When it is officially supported and completed, we will document it. Until then, it's been a multi-release journey that is still incomplete and buggy. It is in progress. You should still stay below U+FFFF inside the UCS-2 boundary on both the A and W APIs until officially announced and documented.

We will be unable to fix the Wikipedia article as I believe their code of conduct prohibits the people who work on the thing or who are the thing to write the article about themselves. We would update docs.microsoft.com and likely our blog when the console is capable of crossing the UCS-2 boundary on our APIs, A or W.

miniksa on 2 Apr 2019

👍1

OK, I understand, that's great to hear.

vtjnash on 2 Apr 2019

If you use the stream based APIs of the console like WriteConsole, WriteFile, ReadConsole, and ReadFile, it should work fine
[...]
WriteConsoleA with SetConsoleOutputCP set to CP_UTF8 should accept a UTF-8 encoded stream if your revision of Windows is high enough to contain the support. If you have 1809 or 1903, it should be fine. I don't know about 1803.

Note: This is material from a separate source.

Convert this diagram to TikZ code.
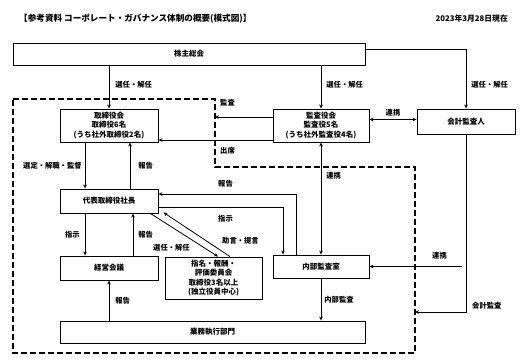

The console in 1803 does not support reading the input buffer as UTF-8. Specifically, non-ASCII characters are converted to null characters because it can't handle the multibyte encoding (e.g. "abcĀdef" is read as "abc\x00def") . Prior to Windows 10 it didn't even keep ASCII characters. The call would succeed with 0 bytes read, which looks like EOF.

Writing to the screen buffer works well in Windows 8+. However, with older versions, WriteConsoleA and WriteFile (to the console) mistakenly return the number of UCS-2 codes written instead of the number of bytes, which confuses buffered writers, including C FILE streams. This results in a sequence of writes that appear as random characters after a write that contains non-ASCII characters.

All in all, if you're supporting Windows 7 still, then using UTF-8 in the standard Windows console is probably not an option. It will be good enough if you're just writing to the console directly via WriteConsoleA or WriteFile instead of using a buffered stream and don't need to read non-ASCII characters.